Version 22.214.171.124 is numbered as a major release because it includes significant upgrades to the technologies that drive EPPI-Reviewer Web. This means that not much has visibly changed, although this release includes a significant improvement to the deduplication algorithm and a number of other new features and bugfixes.
EPPI-Reviewer Web technology upgrade
The EPPI-Reviewer Web client is now written for Angular version 13 and has also been adjusted to fully follow all Angular best practices, making it more maintainable and quicker to develop. Concurrently, the client is now published as a separate/standalone App, separating it from the EPPI-Reviewer API. On the server side, the API now runs as a DotNet 6 app, which again, makes it more maintainable and aligned with the current mainstream (within the Microsoft ecosystem).
For users, the expected consequences are:
- The client is now much smaller in size and faster to load/run. Thus, opening up EPPI-Reviewer Web should be much faster, especially when doing so over a slow(ish) Internet connection and/or on slower hardware.
- The "look" of the client is also somewhat different, and in general more "compact", allowing to fit more data in less space, without, we believe, making the app harder to navigate.
- Hopefully there will also be a visible benefit in terms of the number and quality of new features that we'll be able to write for each forthcoming release, as a consequence of having made the development work a little faster and easier.
The downside of the above is that it's possible that this release does contain new bugs. The technology upgrade took several months of work, and has been subjected to additional testing routines. However, pretty much every "component" of the client was modified, which does mean that the risk of having introduced new (and hopefully small) bugs here and there is higher than usual.
Deduplication: better similarity scores
The algorithm calculating similarity scores between pair of (possible) duplicates has been improved in two ways. These changes apply to both versions (ER Web and ER 4), but do not have an impact on existing duplicate groups. First of all, there was a bug in the subroutine calculating similarity scores between author fields: if two references had a different number of authors, comparing Ref A to Ref B could produce a different similarity score from comparing Ref B to Ref A. This bug has been corrected.
However, this change made the "distribution" of scores change in a non-trivial way, requiring evaluation of and compensation for its effects. Thus, we also tweaked the relative weight that the algorithm assigns to similarity scores calculated for separate fields.
The combined effect of these changes is that, according to our tests, the algorithm now produces better results across all measures: fewer false positives, fewer false positives above 0.8 similarity, fewer false negatives, and more true positives above the 0.8 threshold. The improvement however is "marginal" (between 5 and 8 percent, depending on the specific measure), hopefully because the algorithm was already performing quite well.
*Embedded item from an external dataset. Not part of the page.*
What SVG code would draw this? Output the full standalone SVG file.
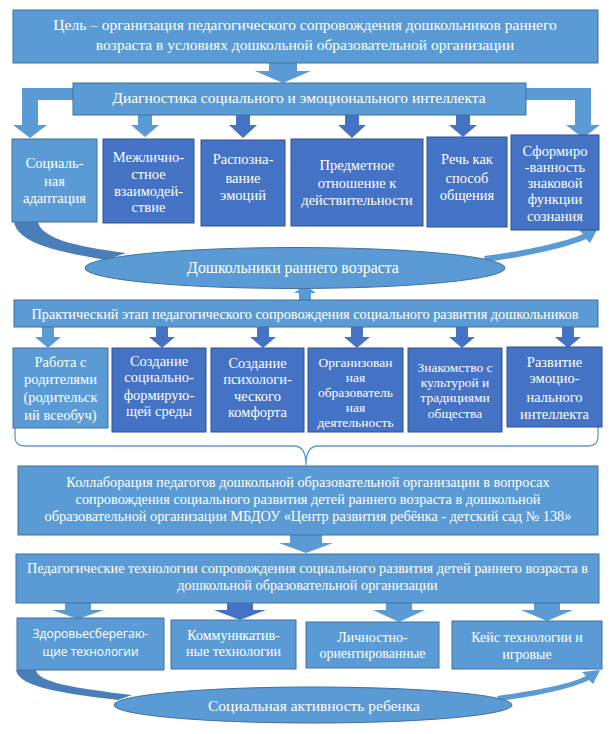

In the real world, the effect of this upgrade is that the algorithm should stop "missing" the occasional real duplicate, which sometimes happened as a consequence of the "author similarity" bug and lead to false negatives that looked unexplainable. In order to profit from this improvement, running "get new duplicates" will suffice, although doing so will not recalculate the similarity scores for existing group members. In general, we do not recommend users to do a hard reset and "get new duplicates" from scratch for reviews where deduplication has been done already. Naturally, all deduplication rounds conducted from now on will benefit from the changes included in this release.
EPPI-Reviewer Web: search for items with duplicates. A new "search" is available, which will find all items that have some duplicates (master items of groups that have members marked as duplicates). This search can only be conducted against the whole review and does not discriminate between item states (Included, excluded, etc).
EPPI-Reviewer Web: duplicates report 1. This report, available against "selected items" in the References tab, produces a table that includes the main fields of the selected references (ID, type, Short title, etc) and ends with a column listing Source and Item ID for duplicates of the selected references. Used in conjunction with the new search, it can be used to summarise the origin of all items that are marked as duplicates.
EPPI-Reviewer Web: login screen. This page has been improved in 2 ways: (1) a "busy" animation now shows while username and password are being verified. (2) When the latest version published is less than 10 days old, the "latest changes" message glows, which hopefully will help users notice it and thus learn "what's new" (by linking to these “Latest Changes” posts).
In "Item Details", "OpenAlex" tab (in both versions, for reviews where these features are enabled), the list of "matched" OpenAlex papers could show the papers in the wrong order, which was not respecting their respective "matching score". This could lead to errors in manually checking the matches and is now resolved.
In the "Update review" pages of EPPI-Reviewer Web the "browse history" pages/functions would sometimes fail to work, failing to bring users back to previously visited pages/lists; this problem is now solved.